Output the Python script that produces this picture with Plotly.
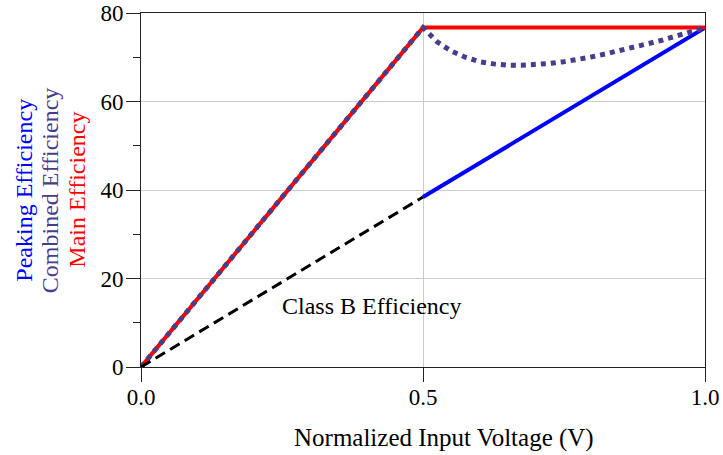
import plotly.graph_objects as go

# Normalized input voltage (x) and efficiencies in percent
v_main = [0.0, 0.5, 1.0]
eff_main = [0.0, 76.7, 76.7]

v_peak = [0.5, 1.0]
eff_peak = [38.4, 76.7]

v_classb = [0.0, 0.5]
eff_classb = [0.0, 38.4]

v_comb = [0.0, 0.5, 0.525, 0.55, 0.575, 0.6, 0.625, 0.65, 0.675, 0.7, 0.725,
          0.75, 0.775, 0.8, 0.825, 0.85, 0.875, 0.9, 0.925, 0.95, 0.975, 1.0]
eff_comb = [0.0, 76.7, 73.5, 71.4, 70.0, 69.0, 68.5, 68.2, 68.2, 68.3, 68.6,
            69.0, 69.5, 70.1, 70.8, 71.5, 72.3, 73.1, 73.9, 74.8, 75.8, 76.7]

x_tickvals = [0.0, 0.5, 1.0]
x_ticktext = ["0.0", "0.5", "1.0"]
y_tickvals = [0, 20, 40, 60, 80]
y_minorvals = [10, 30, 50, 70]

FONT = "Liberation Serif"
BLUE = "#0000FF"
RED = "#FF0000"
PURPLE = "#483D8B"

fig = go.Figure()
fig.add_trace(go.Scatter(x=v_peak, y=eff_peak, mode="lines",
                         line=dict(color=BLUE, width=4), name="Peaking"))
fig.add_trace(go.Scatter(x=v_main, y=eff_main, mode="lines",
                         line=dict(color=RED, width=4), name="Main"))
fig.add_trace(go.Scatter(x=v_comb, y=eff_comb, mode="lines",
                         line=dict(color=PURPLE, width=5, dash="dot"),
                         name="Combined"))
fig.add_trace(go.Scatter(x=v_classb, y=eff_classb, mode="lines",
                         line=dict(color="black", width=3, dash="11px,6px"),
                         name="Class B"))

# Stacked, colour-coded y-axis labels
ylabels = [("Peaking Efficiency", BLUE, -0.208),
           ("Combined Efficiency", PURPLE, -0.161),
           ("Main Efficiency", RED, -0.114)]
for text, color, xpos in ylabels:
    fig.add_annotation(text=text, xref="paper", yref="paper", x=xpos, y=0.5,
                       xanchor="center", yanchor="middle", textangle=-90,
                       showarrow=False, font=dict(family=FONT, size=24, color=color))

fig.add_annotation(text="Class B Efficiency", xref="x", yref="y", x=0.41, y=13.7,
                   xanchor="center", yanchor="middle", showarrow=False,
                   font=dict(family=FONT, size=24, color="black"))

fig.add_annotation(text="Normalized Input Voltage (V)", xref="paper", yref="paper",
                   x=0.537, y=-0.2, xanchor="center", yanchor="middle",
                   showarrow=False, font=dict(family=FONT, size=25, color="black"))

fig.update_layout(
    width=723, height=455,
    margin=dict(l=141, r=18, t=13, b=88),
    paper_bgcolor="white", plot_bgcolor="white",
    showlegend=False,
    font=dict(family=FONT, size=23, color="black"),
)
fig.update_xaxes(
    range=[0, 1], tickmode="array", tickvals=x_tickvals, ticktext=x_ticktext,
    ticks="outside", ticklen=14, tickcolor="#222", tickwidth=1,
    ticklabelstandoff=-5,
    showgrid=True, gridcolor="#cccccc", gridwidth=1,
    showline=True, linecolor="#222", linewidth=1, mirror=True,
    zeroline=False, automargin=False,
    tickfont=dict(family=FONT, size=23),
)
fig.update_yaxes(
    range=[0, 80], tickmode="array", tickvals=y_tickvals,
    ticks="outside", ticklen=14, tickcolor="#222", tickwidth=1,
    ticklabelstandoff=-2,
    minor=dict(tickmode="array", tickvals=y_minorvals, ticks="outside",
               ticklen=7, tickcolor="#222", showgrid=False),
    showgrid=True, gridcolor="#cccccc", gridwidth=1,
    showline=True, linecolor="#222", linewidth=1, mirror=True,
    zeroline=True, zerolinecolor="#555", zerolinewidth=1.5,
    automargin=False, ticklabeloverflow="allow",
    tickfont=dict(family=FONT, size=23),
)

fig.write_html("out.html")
+++++
Job:
Return all of the data exactly as written, and drop the pictures.

Written solution:
Output the Python script that produces this picture with Plotly.
import plotly.graph_objects as go

# Normalized input voltage (x) and efficiencies in percent
v_main = [0.0, 0.5, 1.0]
eff_main = [0.0, 76.7, 76.7]

v_peak = [0.5, 1.0]
eff_peak = [38.4, 76.7]

v_classb = [0.0, 0.5]
eff_classb = [0.0, 38.4]

v_comb = [0.0, 0.5, 0.525, 0.55, 0.575, 0.6, 0.625, 0.65, 0.675, 0.7, 0.725,
          0.75, 0.775, 0.8, 0.825, 0.85, 0.875, 0.9, 0.925, 0.95, 0.975, 1.0]
eff_comb = [0.0, 76.7, 73.5, 71.4, 70.0, 69.0, 68.5, 68.2, 68.2, 68.3, 68.6,
            69.0, 69.5, 70.1, 70.8, 71.5, 72.3, 73.1, 73.9, 74.8, 75.8, 76.7]

x_tickvals = [0.0, 0.5, 1.0]
x_ticktext = ["0.0", "0.5", "1.0"]
y_tickvals = [0, 20, 40, 60, 80]
y_minorvals = [10, 30, 50, 70]

FONT = "Liberation Serif"
BLUE = "#0000FF"
RED = "#FF0000"
PURPLE = "#483D8B"

fig = go.Figure()
fig.add_trace(go.Scatter(x=v_peak, y=eff_peak, mode="lines",
                         line=dict(color=BLUE, width=4), name="Peaking"))
fig.add_trace(go.Scatter(x=v_main, y=eff_main, mode="lines",
                         line=dict(color=RED, width=4), name="Main"))
fig.add_trace(go.Scatter(x=v_comb, y=eff_comb, mode="lines",
                         line=dict(color=PURPLE, width=5, dash="dot"),
                         name="Combined"))
fig.add_trace(go.Scatter(x=v_classb, y=eff_classb, mode="lines",
                         line=dict(color="black", width=3, dash="11px,6px"),
                         name="Class B"))

# Stacked, colour-coded y-axis labels
ylabels = [("Peaking Efficiency", BLUE, -0.208),
           ("Combined Efficiency", PURPLE, -0.161),
           ("Main Efficiency", RED, -0.114)]
for text, color, xpos in ylabels:
    fig.add_annotation(text=text, xref="paper", yref="paper", x=xpos, y=0.5,
                       xanchor="center", yanchor="middle", textangle=-90,
                       showarrow=False, font=dict(family=FONT, size=24, color=color))

fig.add_annotation(text="Class B Efficiency", xref="x", yref="y", x=0.41, y=13.7,
                   xanchor="center", yanchor="middle", showarrow=False,
                   font=dict(family=FONT, size=24, color="black"))

fig.add_annotation(text="Normalized Input Voltage (V)", xref="paper", yref="paper",
                   x=0.537, y=-0.2, xanchor="center", yanchor="middle",
                   showarrow=False, font=dict(family=FONT, size=25, color="black"))

fig.update_layout(
    width=723, height=455,
    margin=dict(l=141, r=18, t=13, b=88),
    paper_bgcolor="white", plot_bgcolor="white",
    showlegend=False,
    font=dict(family=FONT, size=23, color="black"),
)
fig.update_xaxes(
    range=[0, 1], tickmode="array", tickvals=x_tickvals, ticktext=x_ticktext,
    ticks="outside", ticklen=14, tickcolor="#222", tickwidth=1,
    ticklabelstandoff=-5,
    showgrid=True, gridcolor="#cccccc", gridwidth=1,
    showline=True, linecolor="#222", linewidth=1, mirror=True,
    zeroline=False, automargin=False,
    tickfont=dict(family=FONT, size=23),
)
fig.update_yaxes(
    range=[0, 80], tickmode="array", tickvals=y_tickvals,
    ticks="outside", ticklen=14, tickcolor="#222", tickwidth=1,
    ticklabelstandoff=-2,
    minor=dict(tickmode="array", tickvals=y_minorvals, ticks="outside",
               ticklen=7, tickcolor="#222", showgrid=False),
    showgrid=True, gridcolor="#cccccc", gridwidth=1,
    showline=True, linecolor="#222", linewidth=1, mirror=True,
    zeroline=True, zerolinecolor="#555", zerolinewidth=1.5,
    automargin=False, ticklabeloverflow="allow",
    tickfont=dict(family=FONT, size=23),
)

fig.write_html("out.html")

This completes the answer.